Yes, this is an honest, unaltered view of the current state of our refrigerator. It’s exactly how it looked when I opened it this morning. If I were a scientist, I would call this my “control subject.” I would also probably be wearing a Haz-Mat suit complete with breathing apparatus. Maybe even a caged canary. Not that our refrigerator itself is a bio-hazard. It’s actually pretty clean. It’s the stuff inside the small containers somewhere in the back, tucked behind the Christmas dinner leftovers (Hey, from 2015!) that pose the biggest threat should their air-locked containers be accidentally breached.
Me: Hey, what’s in this Tupperware container? [Pffffffft!]
My wife: WAIT! No, you fool!
Me: My GOD! I’ve KILLED US ALL!
My wife: Hey, maybe the boys will eat it?
Me: Oh, right…
However, the potential threat my refrigerator poses to anyone within a three-mile radius is not the point of this post. It’s actually to provide official documentation a phenomenon I am calling Gender-vision®, which is: The viewing of the same image by two individuals, but with different points of interest depending on their gender.

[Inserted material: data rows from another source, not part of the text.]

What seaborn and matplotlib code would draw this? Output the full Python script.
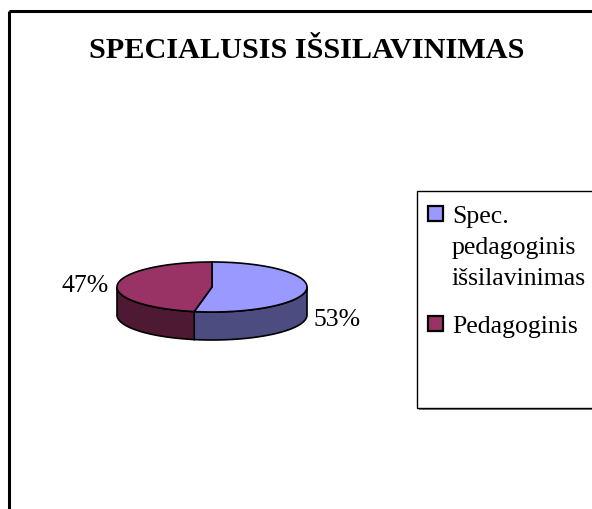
import numpy as np
import matplotlib
matplotlib.use("Agg")
import matplotlib.pyplot as plt
import seaborn as sns
from matplotlib.patches import Polygon, Rectangle

sns.set_theme(style="white")
plt.rcParams['font.family'] = ['Liberation Serif', 'DejaVu Serif']
plt.rcParams['text.color'] = 'black'

title = "SPECIALUSIS IŠSILAVINIMAS"
categories = ["Spec.\npedagoginis\nišsilavinimas", "Pedagoginis"]
values = [53, 47]
pct_labels = ["53%", "47%"]
top_colors = ["#9999FF", "#993366"]
side_colors = ["#4C4C80", "#4D1933"]

fig = plt.figure(figsize=(5.92, 5.10), dpi=100)
ax = fig.add_axes([0, 0, 1, 1])
ax.set_xlim(0, 592)
ax.set_ylim(510, 0)
ax.axis("off")

# outer frame (top and left visible)
ax.plot([9, 592], [12, 12], color="black", lw=2.2, solid_capstyle="butt")
ax.plot([9, 9], [12, 510], color="black", lw=2.2, solid_capstyle="butt")

ax.text(307, 50, title, ha="center", va="center", fontsize=21.8, fontweight="bold", color="black")

# 3D pie
cx, cy, a, b, depth = 212, 288, 95, 25, 28
total = sum(values)
start = 90.0
for val, tc, sc in zip(values, top_colors, side_colors):
    sweep = 360.0 * val / total
    t0, t1 = start - sweep, start  # clockwise
    ths_all = np.linspace(t0, t1, 300)
    front = [t for t in ths_all if np.sin(np.radians(t)) <= 0]
    if front:
        th = np.radians(np.array(front))
        xs = cx + a * np.cos(th)
        ys = cy - b * np.sin(th)
        pts = list(zip(xs, ys)) + list(zip(xs[::-1], ys[::-1] + depth))
        ax.add_patch(Polygon(pts, closed=True, facecolor=sc, edgecolor="black", lw=1.2, zorder=2))
    th = np.radians(np.linspace(t0, t1, 300))
    xs = cx + a * np.cos(th)
    ys = cy - b * np.sin(th)
    pts = [(cx, cy)] + list(zip(xs, ys))
    ax.add_patch(Polygon(pts, closed=True, facecolor=tc, edgecolor="black", lw=1.2, zorder=3))
    start = t0

ax.text(337, 320, pct_labels[0], ha="center", va="center", fontsize=18.5, color="black")
ax.text(85, 286, pct_labels[1], ha="center", va="center", fontsize=18.5, color="black")

# legend box with shadow
ax.add_patch(Rectangle((419, 194), 200, 217, facecolor="#808080", edgecolor="none", zorder=1))
ax.add_patch(Rectangle((417, 192), 200, 217, facecolor="white", edgecolor="black", lw=1.0, zorder=2))
baselines = [223, 333]
line_step = 31
for lab, col, bl in zip(categories, top_colors, baselines):
    ax.add_patch(Rectangle((428, bl - 16), 15, 15, facecolor=col, edgecolor="black", lw=1.6, zorder=3))
    for i, line in enumerate(lab.split("\n")):
        ax.text(452, bl + i * line_step, line, ha="left", va="baseline", fontsize=18.5,
                color="black", zorder=4)

fig.savefig("out.png", dpi=100)
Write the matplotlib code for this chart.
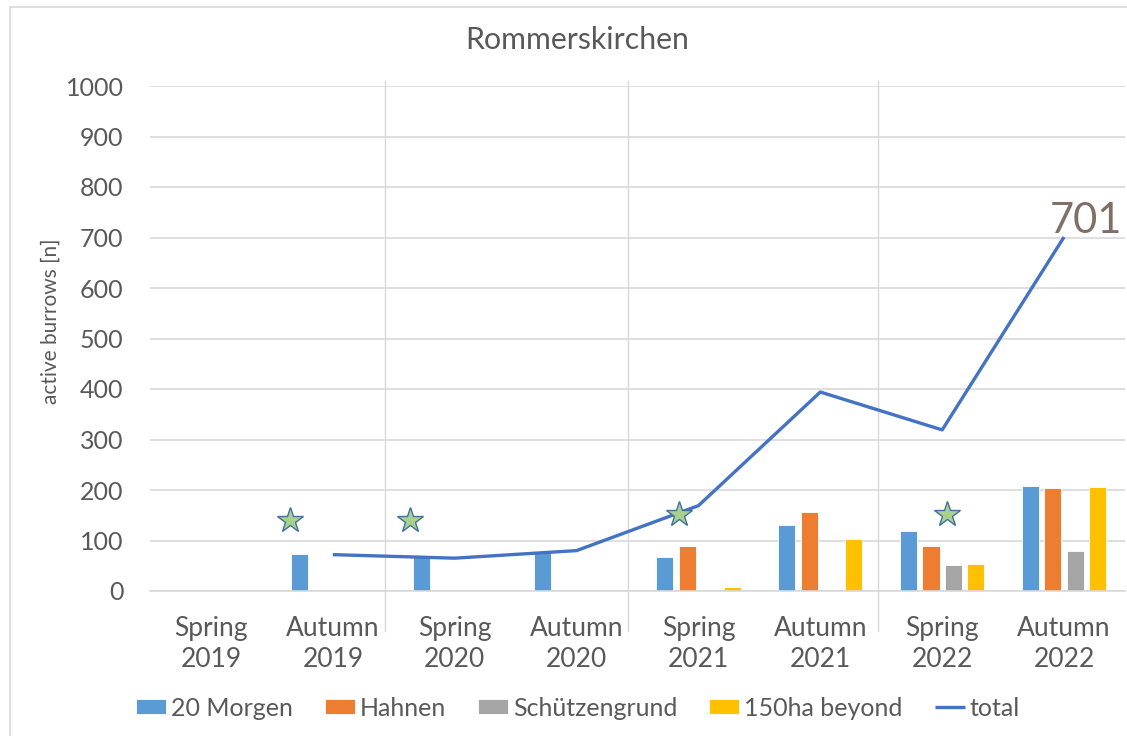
import numpy as np
import matplotlib.pyplot as plt
from matplotlib.patches import Rectangle

plt.rcParams['font.family'] = ['Lato', 'DejaVu Sans']

seasons = ['Spring\n2019', 'Autumn\n2019', 'Spring\n2020', 'Autumn\n2020',
           'Spring\n2021', 'Autumn\n2021', 'Spring\n2022', 'Autumn\n2022']
morgen = [0, 73, 67, 78, 68, 131, 119, 208]
hahnen = [0, 0, 0, 0, 90, 156, 90, 203]
schuetzen = [0, 0, 0, 0, 0, 0, 51, 80]
beyond = [0, 0, 0, 0, 8, 102, 53, 205]
total = [np.nan, 72, 65, 80, 169, 394, 319, 701]

series_names = ['20 Morgen', 'Hahnen', 'Schützengrund', '150ha beyond']
colors = ['#5B9BD5', '#ED7D31', '#A5A5A5', '#FFC000']

# stars marking sampling events (drawn shapes in the original)
star_x = [0.65, 1.63, 3.84, 6.04]
star_y = [141, 141, 152, 152]

# year separator lines
sep_x = [1.43, 3.42, 5.47]

grey = '#595959'
grid_c = '#D9D9D9'

fig = plt.figure(figsize=(11.27, 7.36), dpi=100)
ax = fig.add_axes([150 / 1127, 1 - 591 / 736, 975 / 1127, 505 / 736])

# outer chart border
fig.patches.append(Rectangle((10 / 1127, -0.1), 1.2, 1 - 7 / 736 + 0.1,
                             transform=fig.transFigure, fill=False,
                             edgecolor=grid_c, linewidth=1.2))

x = np.arange(len(seasons))
w = 0.14
step = 0.184
for i, (vals, name, c) in enumerate(zip([morgen, hahnen, schuetzen, beyond], series_names, colors)):
    ax.bar(x + (i - 1.5) * step, vals, width=w, color=c, edgecolor='white',
           linewidth=0.6, label=name, zorder=2)

ax.plot(x, total, color='#4472C4', linewidth=2.4, label='total', zorder=3,
        solid_capstyle='butt')

ax.plot(star_x, star_y, linestyle='none', marker='*', markersize=19,
        markerfacecolor='#A9D18E', markeredgecolor='#41719C',
        markeredgewidth=1.0, zorder=4)

for sx in sep_x:
    ax.plot([sx, sx], [-0.08, 1.01], color=grid_c, linewidth=1.0,
            transform=ax.get_xaxis_transform(), clip_on=False, zorder=1)

ax.annotate(str(total[-1]), xy=(x[-1], total[-1]), xytext=(-10, 3),
            textcoords='offset points', ha='left', va='baseline',
            fontsize=30, color='#7F6F66')

ax.set_xlim(-0.5, len(seasons) - 0.5)
ax.set_ylim(0, 1000)
ax.set_yticks(np.arange(0, 1001, 100))
ax.set_xticks(x)
ax.set_xticklabels(seasons, fontsize=19, color=grey, linespacing=1.32)
ax.tick_params(axis='x', length=0, pad=18)
ax.tick_params(axis='y', length=0, pad=19, labelsize=18, labelcolor=grey)
ax.grid(axis='y', color=grid_c, linewidth=1.2, zorder=0)
ax.set_axisbelow(True)
for s in ['top', 'right', 'left']:
    ax.spines[s].set_visible(False)
ax.spines['bottom'].set_color(grid_c)
ax.spines['bottom'].set_linewidth(1.2)

ax.set_ylabel('active burrows [n]', fontsize=15, color=grey)
ax.yaxis.set_label_coords(-0.092, 0.535)

fig.text(577 / 1127, 1 - 40 / 736, 'Rommerskirchen', ha='center', va='center',
         fontsize=21.8, color=grey)

handles, labels = ax.get_legend_handles_labels()
order = [1, 2, 3, 4, 0]
fig.legend([handles[k] for k in order], [labels[k] for k in order],
           loc='center', bbox_to_anchor=(578 / 1127, 1 - 708 / 736), ncol=5,
           frameon=False, fontsize=18, labelcolor=grey, handlelength=1.2,
           handleheight=0.52, handletextpad=0.2, columnspacing=1.28)

fig.savefig('out.png', dpi=100)
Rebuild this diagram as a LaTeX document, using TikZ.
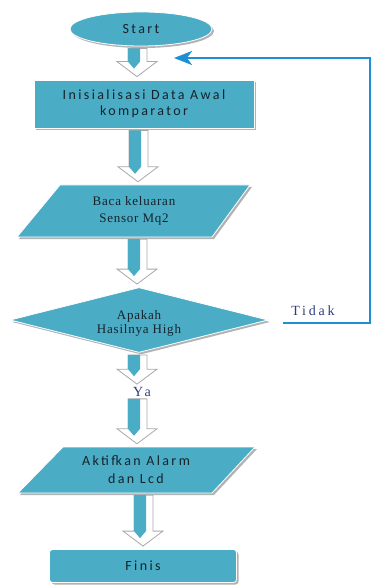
\documentclass[tikz,border=0pt]{standalone}
\usepackage{fontspec}
\setmainfont{Liberation Serif}
\newfontfamily\calfont[LetterSpace=17]{Carlito}
\newfontfamily\wideserif[LetterSpace=6]{Liberation Serif}
\newfontfamily\answerfont[LetterSpace=20]{Liberation Serif}
\usetikzlibrary{shapes.geometric,shadows,calc,arrows.meta}

\definecolor{aqua}{HTML}{4BACC6}
\definecolor{loopblue}{HTML}{1E8FD5}
\definecolor{darktext}{HTML}{15232B}
\definecolor{labelnavy}{HTML}{2E3C7C}
\definecolor{rimgray}{HTML}{A9A9A9}

\tikzset{
  flowbox/.style={fill=aqua, draw=white, line width=0.8pt, text=darktext,
    align=center, inner sep=0pt,
    drop shadow={shadow xshift=2pt, shadow yshift=-2pt, fill=black!60, opacity=0.5}},
  textonly/.style={text=darktext, align=center, inner sep=0pt},
  sanstext/.style={font=\calfont\fontsize{14}{18}\selectfont},
  seriftext/.style={font=\wideserif\fontsize{13}{17}\selectfont},
  answer/.style={text=labelnavy, font=\answerfont\fontsize{14}{15}\selectfont, inner sep=0pt},
  loopline/.style={draw=loopblue, line width=2.6pt, -{Stealth[length=18pt, width=14pt, inset=5pt]}}
}

% hollow block arrow with a blue core, from the bottom of one shape to the top of the next
\newcommand{\flowarrow}[3][0]{%
  \filldraw[fill=white, draw=rimgray, line width=0.8pt]
    let \p1=($(#2)+(#1,2)$), \p2=($(#3)+(#1,-3)$) in
    (\x1-9,\y1) -- (\x1+10,\y1) -- (\x1+10,\y2+15) -- (\x1+20,\y2+15)
    -- (\x1,\y2) -- (\x1-20,\y2+15) -- (\x1-9,\y2+15) -- cycle;
  \fill[aqua]
    let \p1=($(#2)+(#1,2)$), \p2=($(#3)+(#1,-3)$) in
    (\x1-9,\y1) -- (\x1+3,\y1) -- (\x1+3,\y2+15) -- (\x1-3,\y2+8)
    -- (\x1-9,\y2+15) -- cycle;
}

\begin{document}
\begin{tikzpicture}[x=1pt, y=-1pt]
\useasboundingbox (0,0) rectangle (373,585);

\node[flowbox, sanstext, ellipse, minimum width=142, minimum height=34] (start) at (141,29) {Start};
\node[flowbox, sanstext, rectangle, minimum width=220, minimum height=48] (init) at (144,104)
  {Inisialisasi Data Awal\\[-2pt]komparator};

% input/output parallelograms
\path[flowbox] (60,185) -- (250,185) -- (212,237) -- (17,237) -- cycle;
\node[textonly, seriftext, minimum width=150, minimum height=52] (read) at (134,211)
  {Baca keluaran\\Sensor Mq2};

\node[flowbox, diamond, minimum width=258, minimum height=65,
  label={[textonly, seriftext, yshift=-3pt]center:Apakah\\[-3pt]Hasilnya High}] (ask) at (139,320) {};
\node[answer] (yes) at (142,392) {Ya};

\path[flowbox] (63,447) -- (255,447) -- (212,493) -- (18,493) -- cycle;
\node[textonly, sanstext, minimum width=150, minimum height=46] (alarm) at (136,470)
  {Aktifkan Alarm\\dan Lcd};

\node[flowbox, sanstext, rectangle, rounded corners=3pt, minimum width=187, minimum height=33]
  (finish) at (143,566) {Finis};

%%%%%%%%%%%%%%%%%%%%%%%%%%%%%%%%%%%%%%%%

\flowarrow[-4]{start.south}{init.north}
\flowarrow[-6]{init.south}{read.north}
\flowarrow[3]{read.south}{ask.north}
\flowarrow[-2]{ask.south}{yes.north}
\flowarrow[-5]{yes.south}{alarm.north}
\flowarrow[7]{alarm.south}{finish.north}

\node[answer] (no) at (313,311) {Tidak};
\coordinate (loopout) at (283,323);
\coordinate (loopcorner) at (370,58);
\coordinate (loopin) at (174,58);
\draw[loopline] (loopout) -| (loopcorner) -- (loopin);

\end{tikzpicture}
\end{document}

It’s no mystery I made this discovery with my own refrigerator being the impromptu test subject. Nor is it a mystery as to which point of interest caught my eye first. I think it offers compelling evidence substantiating my Gender-vision® theory. In the name of science I will continue to document cases of Gender-vision® as they present themselves.
If witness or experience your own moment of Gender-Vision®, feel free to send it to me and I’ll include it here as part of the mounting evidence behind my theory.
Assuming the leftovers don’t get me first.